Literature │Why They Write
(published in “Avrupa” newspaper)
What is it that makes a person pick up a pen, or flip open the lid of their trusty laptop? Is it pure egotism and the simple desire to be famous? Maybe it is the thought that when they are no longer a part of this mortal coil, that something that they had created would live on forever. What is the driving force that impels the writer, the artist, the creator to take it into their hands, and to make it their duty to share their beliefs and vision with the rest of humanity?
It was in the eighteenth century that the modern novel began to evolve, but it was in the nineteenth century with Dickens’ Pickwick Papers when there was a real movement away from the picaresque form. Poetry became less popular which gave way to prose, the people wanted to read and with high demand for knowledge, the common man began to learn how. Along with the agricultural revolution, the industrial revolution and the scientific revolution, education became paramount and in swept the written word to the masses. It became the writers duty to awaken those around them, to let others know and understand what their visions held, varying from Thomas Paine’s The Rights of Man to Virginia Woolf’s A Room of One’s Own, in which she challenges our thoughts on the relationship that women have with writing. Sometimes one has to look deeper to find a meaning in the text, yet other times, it is staring right at you begging to be acknowledged, and the sad fact is that most of the time the message does not get across in the life time of the artist. William Blake, one of the greatest writers and artist to have lived, died in destitution, having being ridiculed most of his life, but now, his visions of Urizen in shackles and his words in The Tyger live on.

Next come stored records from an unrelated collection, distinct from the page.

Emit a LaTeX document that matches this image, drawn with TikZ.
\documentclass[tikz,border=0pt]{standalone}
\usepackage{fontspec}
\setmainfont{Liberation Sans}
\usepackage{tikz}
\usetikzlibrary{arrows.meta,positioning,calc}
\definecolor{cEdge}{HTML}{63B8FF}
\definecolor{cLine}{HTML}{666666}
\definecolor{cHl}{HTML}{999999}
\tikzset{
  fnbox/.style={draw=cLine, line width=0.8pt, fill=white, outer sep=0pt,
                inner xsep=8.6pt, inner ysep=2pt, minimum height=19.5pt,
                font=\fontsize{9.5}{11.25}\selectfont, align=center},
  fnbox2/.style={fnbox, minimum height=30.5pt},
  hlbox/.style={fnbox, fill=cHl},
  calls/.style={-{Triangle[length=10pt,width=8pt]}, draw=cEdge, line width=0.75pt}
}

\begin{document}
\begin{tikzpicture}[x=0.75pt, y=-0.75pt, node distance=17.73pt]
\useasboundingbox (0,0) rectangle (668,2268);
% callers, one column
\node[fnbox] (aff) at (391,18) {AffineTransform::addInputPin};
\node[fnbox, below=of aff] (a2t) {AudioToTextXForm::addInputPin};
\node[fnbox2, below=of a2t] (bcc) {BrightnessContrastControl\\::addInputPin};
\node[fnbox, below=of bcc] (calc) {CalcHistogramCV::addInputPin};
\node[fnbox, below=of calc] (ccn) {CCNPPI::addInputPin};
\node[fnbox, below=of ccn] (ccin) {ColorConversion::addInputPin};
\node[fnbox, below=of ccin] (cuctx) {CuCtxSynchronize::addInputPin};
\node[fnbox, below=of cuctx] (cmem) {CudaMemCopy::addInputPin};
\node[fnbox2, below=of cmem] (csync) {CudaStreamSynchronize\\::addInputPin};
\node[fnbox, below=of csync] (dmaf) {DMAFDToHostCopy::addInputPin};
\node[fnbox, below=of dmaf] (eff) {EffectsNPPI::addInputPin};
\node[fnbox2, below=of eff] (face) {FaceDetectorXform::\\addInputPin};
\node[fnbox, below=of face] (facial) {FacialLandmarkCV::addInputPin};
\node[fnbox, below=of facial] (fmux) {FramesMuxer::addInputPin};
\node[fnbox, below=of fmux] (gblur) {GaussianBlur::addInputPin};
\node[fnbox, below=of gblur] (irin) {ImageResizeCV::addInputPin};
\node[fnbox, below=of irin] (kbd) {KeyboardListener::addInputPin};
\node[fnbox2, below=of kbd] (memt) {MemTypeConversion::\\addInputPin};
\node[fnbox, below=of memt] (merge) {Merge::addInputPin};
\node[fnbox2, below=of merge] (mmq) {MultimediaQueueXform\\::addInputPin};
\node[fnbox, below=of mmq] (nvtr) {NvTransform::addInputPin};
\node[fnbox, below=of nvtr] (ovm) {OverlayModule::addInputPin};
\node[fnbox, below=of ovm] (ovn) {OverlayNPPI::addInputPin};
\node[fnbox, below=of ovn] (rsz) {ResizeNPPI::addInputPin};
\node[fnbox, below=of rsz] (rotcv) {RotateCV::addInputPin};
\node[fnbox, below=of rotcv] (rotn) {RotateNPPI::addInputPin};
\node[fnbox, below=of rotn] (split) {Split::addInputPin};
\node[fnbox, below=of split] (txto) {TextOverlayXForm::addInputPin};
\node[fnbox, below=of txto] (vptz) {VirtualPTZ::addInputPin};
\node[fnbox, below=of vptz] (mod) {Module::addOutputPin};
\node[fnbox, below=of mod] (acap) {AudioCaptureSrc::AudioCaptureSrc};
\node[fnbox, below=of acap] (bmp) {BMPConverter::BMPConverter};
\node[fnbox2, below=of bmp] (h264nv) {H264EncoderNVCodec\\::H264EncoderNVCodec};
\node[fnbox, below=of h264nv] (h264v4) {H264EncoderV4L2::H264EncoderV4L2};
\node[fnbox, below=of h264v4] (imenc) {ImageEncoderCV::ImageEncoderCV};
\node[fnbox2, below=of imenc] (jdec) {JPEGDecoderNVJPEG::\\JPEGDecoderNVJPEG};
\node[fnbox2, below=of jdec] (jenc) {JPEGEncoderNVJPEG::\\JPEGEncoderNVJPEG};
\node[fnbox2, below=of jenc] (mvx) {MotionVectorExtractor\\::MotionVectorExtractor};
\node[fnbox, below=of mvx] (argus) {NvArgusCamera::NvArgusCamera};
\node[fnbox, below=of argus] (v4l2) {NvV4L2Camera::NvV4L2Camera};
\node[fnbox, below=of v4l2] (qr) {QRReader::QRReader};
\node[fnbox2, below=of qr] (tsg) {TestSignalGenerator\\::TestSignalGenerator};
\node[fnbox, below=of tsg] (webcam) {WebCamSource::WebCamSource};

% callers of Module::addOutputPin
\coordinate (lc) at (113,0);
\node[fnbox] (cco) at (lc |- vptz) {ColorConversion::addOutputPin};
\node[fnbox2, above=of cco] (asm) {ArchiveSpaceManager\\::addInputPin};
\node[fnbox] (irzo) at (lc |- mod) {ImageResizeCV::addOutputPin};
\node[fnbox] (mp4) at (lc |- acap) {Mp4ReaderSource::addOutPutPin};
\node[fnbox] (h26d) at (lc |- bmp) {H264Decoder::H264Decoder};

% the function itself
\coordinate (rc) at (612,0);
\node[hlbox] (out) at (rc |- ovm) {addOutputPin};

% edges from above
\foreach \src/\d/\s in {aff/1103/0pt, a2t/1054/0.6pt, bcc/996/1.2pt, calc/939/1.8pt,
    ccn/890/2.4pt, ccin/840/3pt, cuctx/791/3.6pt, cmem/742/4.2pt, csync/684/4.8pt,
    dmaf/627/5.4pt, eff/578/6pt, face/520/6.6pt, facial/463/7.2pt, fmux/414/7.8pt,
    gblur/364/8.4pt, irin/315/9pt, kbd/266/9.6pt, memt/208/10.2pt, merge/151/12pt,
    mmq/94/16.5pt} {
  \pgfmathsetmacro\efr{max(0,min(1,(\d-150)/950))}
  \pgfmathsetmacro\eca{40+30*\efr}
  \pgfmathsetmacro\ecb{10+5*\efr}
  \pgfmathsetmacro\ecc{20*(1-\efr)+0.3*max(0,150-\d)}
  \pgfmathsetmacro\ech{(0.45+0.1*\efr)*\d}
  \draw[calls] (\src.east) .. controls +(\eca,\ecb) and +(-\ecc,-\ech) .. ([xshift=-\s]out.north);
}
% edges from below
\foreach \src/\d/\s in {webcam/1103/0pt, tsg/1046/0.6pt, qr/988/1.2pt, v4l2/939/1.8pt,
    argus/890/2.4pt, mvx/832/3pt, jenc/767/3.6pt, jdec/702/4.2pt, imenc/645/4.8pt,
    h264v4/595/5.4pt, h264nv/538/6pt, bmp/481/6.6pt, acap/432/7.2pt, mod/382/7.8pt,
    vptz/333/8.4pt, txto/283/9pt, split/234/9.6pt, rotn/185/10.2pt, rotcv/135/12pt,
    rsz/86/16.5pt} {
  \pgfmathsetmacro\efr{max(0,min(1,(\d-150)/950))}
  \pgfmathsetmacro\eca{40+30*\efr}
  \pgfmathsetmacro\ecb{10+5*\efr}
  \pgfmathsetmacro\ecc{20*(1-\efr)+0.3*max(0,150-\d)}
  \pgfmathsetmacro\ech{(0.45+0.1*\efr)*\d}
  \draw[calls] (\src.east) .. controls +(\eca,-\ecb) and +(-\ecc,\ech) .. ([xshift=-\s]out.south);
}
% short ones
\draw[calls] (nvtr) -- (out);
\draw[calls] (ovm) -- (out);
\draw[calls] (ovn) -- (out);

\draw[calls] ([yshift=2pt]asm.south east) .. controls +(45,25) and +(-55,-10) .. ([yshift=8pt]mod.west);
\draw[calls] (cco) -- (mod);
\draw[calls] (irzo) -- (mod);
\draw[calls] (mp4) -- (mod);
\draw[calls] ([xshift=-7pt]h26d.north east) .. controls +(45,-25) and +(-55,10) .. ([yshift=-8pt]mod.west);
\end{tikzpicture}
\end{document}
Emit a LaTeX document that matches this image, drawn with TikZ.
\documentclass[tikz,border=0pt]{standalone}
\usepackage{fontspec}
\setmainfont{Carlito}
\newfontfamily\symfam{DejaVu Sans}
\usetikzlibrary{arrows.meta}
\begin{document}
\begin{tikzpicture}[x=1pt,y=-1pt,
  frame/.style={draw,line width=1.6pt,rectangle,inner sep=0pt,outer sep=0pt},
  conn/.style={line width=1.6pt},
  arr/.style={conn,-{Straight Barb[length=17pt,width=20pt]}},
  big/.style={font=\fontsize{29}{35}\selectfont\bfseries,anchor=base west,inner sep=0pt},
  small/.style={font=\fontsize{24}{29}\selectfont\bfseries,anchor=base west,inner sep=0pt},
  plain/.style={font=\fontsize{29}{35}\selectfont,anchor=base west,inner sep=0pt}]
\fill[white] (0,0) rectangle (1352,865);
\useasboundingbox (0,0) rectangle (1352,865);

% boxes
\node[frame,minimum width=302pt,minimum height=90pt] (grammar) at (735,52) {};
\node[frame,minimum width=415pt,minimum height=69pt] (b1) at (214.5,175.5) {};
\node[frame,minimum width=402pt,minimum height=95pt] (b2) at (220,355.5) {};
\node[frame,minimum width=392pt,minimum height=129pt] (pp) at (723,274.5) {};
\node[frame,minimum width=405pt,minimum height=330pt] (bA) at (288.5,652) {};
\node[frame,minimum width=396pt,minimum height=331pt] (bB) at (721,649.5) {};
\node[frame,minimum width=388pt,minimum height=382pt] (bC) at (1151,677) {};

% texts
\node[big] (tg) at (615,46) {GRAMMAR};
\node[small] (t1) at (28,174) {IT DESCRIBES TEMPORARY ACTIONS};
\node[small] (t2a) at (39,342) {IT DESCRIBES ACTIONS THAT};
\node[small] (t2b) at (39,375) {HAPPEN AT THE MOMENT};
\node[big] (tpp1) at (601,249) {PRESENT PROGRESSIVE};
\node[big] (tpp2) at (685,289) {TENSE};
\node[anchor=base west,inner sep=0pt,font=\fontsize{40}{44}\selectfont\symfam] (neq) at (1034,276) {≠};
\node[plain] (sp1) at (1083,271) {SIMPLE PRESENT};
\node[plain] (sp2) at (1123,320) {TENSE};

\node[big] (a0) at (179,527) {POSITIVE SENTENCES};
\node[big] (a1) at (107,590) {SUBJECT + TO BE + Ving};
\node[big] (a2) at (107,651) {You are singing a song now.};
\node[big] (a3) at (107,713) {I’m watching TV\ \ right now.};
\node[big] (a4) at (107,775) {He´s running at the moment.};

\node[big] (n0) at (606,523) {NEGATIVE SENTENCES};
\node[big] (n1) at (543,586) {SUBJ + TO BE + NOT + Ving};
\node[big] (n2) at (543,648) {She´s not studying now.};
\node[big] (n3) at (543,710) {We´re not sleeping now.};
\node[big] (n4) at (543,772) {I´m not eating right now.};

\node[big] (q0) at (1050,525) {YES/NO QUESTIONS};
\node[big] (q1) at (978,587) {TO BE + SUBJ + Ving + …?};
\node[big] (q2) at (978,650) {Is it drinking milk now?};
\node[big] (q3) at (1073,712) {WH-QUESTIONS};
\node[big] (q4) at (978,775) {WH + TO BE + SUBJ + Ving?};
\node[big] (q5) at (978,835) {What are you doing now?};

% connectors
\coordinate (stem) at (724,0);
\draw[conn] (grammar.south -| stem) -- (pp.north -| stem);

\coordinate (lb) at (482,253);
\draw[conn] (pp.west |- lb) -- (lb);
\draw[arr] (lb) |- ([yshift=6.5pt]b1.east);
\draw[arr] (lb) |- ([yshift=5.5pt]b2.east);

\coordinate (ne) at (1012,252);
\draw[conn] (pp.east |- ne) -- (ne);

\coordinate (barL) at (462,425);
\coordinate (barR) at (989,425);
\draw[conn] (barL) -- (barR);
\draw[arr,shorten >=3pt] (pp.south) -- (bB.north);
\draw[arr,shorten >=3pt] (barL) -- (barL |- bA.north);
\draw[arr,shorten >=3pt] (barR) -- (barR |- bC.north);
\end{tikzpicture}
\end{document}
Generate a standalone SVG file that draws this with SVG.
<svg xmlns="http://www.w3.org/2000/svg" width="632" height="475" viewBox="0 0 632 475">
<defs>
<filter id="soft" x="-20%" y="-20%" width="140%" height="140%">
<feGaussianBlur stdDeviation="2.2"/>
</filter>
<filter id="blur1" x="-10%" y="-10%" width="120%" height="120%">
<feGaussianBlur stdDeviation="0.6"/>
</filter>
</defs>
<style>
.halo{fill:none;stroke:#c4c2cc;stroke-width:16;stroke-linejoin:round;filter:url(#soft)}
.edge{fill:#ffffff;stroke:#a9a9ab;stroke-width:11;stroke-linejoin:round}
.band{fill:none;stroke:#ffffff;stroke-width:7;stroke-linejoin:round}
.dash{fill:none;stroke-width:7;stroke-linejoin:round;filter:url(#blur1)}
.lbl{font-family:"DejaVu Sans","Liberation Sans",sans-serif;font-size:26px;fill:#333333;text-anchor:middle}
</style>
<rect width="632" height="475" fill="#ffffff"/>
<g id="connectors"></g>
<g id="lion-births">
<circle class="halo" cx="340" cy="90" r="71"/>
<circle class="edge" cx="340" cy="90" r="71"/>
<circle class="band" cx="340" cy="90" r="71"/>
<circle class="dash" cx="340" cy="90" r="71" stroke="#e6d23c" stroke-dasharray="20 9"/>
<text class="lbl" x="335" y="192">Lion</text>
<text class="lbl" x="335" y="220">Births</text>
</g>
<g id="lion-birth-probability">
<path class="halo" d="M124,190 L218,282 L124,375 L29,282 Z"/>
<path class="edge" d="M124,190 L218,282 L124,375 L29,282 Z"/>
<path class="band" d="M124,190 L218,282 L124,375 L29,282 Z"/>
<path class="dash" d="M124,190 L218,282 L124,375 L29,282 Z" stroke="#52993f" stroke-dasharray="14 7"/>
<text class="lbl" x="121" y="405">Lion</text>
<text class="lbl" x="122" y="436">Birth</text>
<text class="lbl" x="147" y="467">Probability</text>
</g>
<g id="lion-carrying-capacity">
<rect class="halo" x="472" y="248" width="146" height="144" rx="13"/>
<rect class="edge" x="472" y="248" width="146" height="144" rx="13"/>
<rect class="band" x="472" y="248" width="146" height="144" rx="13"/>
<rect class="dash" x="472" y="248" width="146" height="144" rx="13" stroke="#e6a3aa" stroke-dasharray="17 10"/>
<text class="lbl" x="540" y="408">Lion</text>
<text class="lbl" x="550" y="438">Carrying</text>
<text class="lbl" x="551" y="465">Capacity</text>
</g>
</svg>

Therefore, the question is, what is it that kept writers such as Blake going? Maybe it is a deep need and sense of duty to form human contact in a way that they know how, and our desire to take a hold of the written word and become one with it. As an alert audience, we had a strong hunger for art and began to question the very function of it. Woolf even wrote an essay entitled “How Should One Read a Book?” in which she writes, “ …books are to be found in almost every room of the house…But in some houses they have to be accommodated with a room of their own – a reading room; a library, a study.” Somehow the book itself has become a life force of its own, forcing people to acknowledge its power and presence. After all, if they did not have such power, then why would the existence of “book burning” dating all the ways back to 213 BC by the first emperor of China have come about? Woolf also states that the act of reading itself is not as simple as knowing the alphabet and many of us know this to be true the first time that we tackle out first Shakespeare or Chaucer. Words become almost magical, as if they carry a charge that has the ability to put tremendous fear into man which they do not know how to control, therefore they must destroy it. But let’s not think about its destructiveness; let’s focus on its abilities. With each genre and form of writing, whether it is poetry, prose play, fiction, history, biography and so on, as readers we access a different part of ourselves. We are able to move as human beings with our minds in ways that our bodies could never handle. One minute we are able to carry out the role of detective in a Sherlock Holmes saga and in the next we are not only an audience of a play, but sitting right there on the stage which for the most of us is far more affordable then attending the theatre in person.
The art of reading allows us to take on many guises, transporting us into utterly different settings no matter where we are, whether we are on the bus going to work, or in our beds before the lights go out. It is off course the writer who holds the key to another world in which they are granting us a passage into, and they know that they are the ultimate suppliers of a drug that most of us can not get enough of. Many of us are thankful to Jane Austen for taking it into her own secretive hands, to create the greatest recipe and guideline for a good romance novel, which is still being used today; you have to look no further then Fielding’s Bridget Jones’s Diary to know that the Austen fever will never die. We have to also be thankful to the great satirical Oscar Wilde for creating some of the most hilarious and controversial plays, and not only that, he literally, single handily created the concept of the celebrity status. Both Wilde and Austen showed the true nature of society and the ugliness that should not remain hidden, Zola does this for the French, whilst Dostoevsky does this for the Russian, portraying the many facets of society.
Writers write not only to transport us into another realm, they also act as shamans and seers, trying to warn us of our own downfalls as seen in Orwell’s Animal Farm and Nineteen Eighty-Four and Huxley’s Brave New World, making us aware of hushed up truths and to question the governments that lull us into a deafening silence. The writer writes because when all else fails, and they do not have any other use at anything else, they are at least able to reach out and touch us in a way that no other can. With each reader, every written word has a rebirth, prolonging their life which changes with every twist and turn, and that is why they continue to write. As readers, we should consider this last bit of advice offered up by Virginia Woolf. “To read a book well, one should read it as if one were writing it. Begin not by sitting on the bench among the judges but by standing in the dock with the criminal. Be his fellow worker, become his accomplice.”